Quote the string with the other quote character; in this case, you do not double the quote characters within the string:
"I can't" 'He said, "I told you so."'
Escape the quote character with a backslash; this works regardless of the quote characters used to quote the string:
'I can\'t' "I can\'t" "He said, \"I told you so.\"" 'He said, \"I told you so.\"'
Hexadecimal constants can be used to specify string values. There are two different syntaxes for such constants. The first consists of '0x' followed by one or more hexadecimal digits ('0' through '9' and 'a' through 'f'). For example, 0x0a is 10 decimal, and 0xffff is 65535 decimal. Non-decimal hex digits can be specified in uppercase or lowercase, but the leading '0x' cannot be given as '0X'. That is, 0x0a and 0x0A are legal, but 0X0a and 0X0A are not. In string context, pairs of hexadecimal digits are interpreted as ASCII codes, converted to characters, and the result is used as a string. In numeric context, a hexadecimal constant is treated as a number. The following statement illustrates both uses:
mysql> SELECT 0x616263, 0x616263+0; +----------+------------+ | 0x616263 | 0x616263+0 | +----------+------------+ | abc | 6382179 | +----------+------------+
As of MySQL 4.0, string values can also be specified using the ANSI SQL notation X'val', where val consists of pairs of hexadecimal digits. As with 0x notation, such values are interpreted as strings but can be used as numbers in a numeric context:
mysql> SELECT X'616263', X'616263'+0; +-----------+-------------+ | X'616263' | X'616263'+0 | +-----------+-------------+ | abc | 6382179 | +-----------+-------------+
Unlike 0x notation, the leading 'X' is not case sensitive:
mysql> SELECT X'61', x'61'; +-------+-------+ | X'61' | x'61' | +-------+-------+ | a | a | +-------+-------+
From MySQL 4.1 and later, string values can be specified to lie within a particular character set. Before that, string values are interpreted using the server's default character set. The "Character Set Support" section later in this chapter discusses issues related to character sets in more detail.

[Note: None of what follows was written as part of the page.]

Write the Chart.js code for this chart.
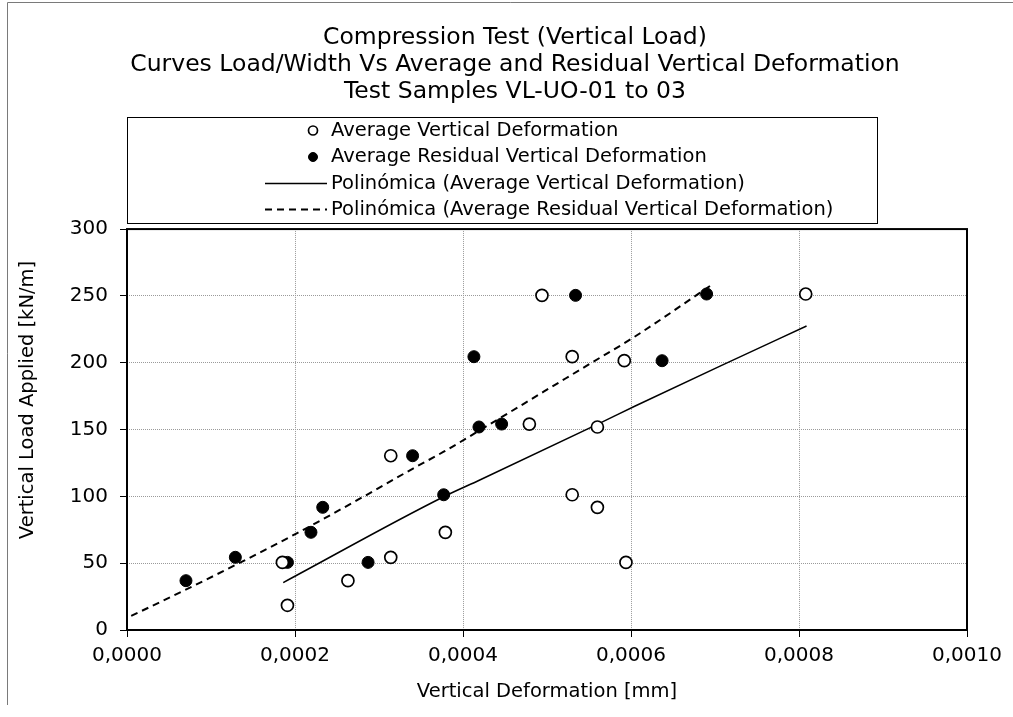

Dates and times are values such as '2002-06-17' or '12:30:43'. MySQL also understands combined date/time values, such as '2002-06-17 12:30:43'. Take special note of the fact that MySQL represents dates in year-month-day order. This often surprises newcomers to MySQL, although this format is the ANSI SQL standard (also known as ISO 8601 format). You can display date values any way you want by using the DATE_FORMAT() function, but the default display format lists the year first, and input values must be specified with the year first.
NULL is something of a "typeless" value. Generally, it's used to mean "no value," "unknown value," "missing value," "out of range," "not applicable," "none of the above," and so on. You can insert NULL values into tables, retrieve them from tables, and test whether a value is NULL. However, you cannot perform arithmetic on NULL values; if you try, the result is NULL.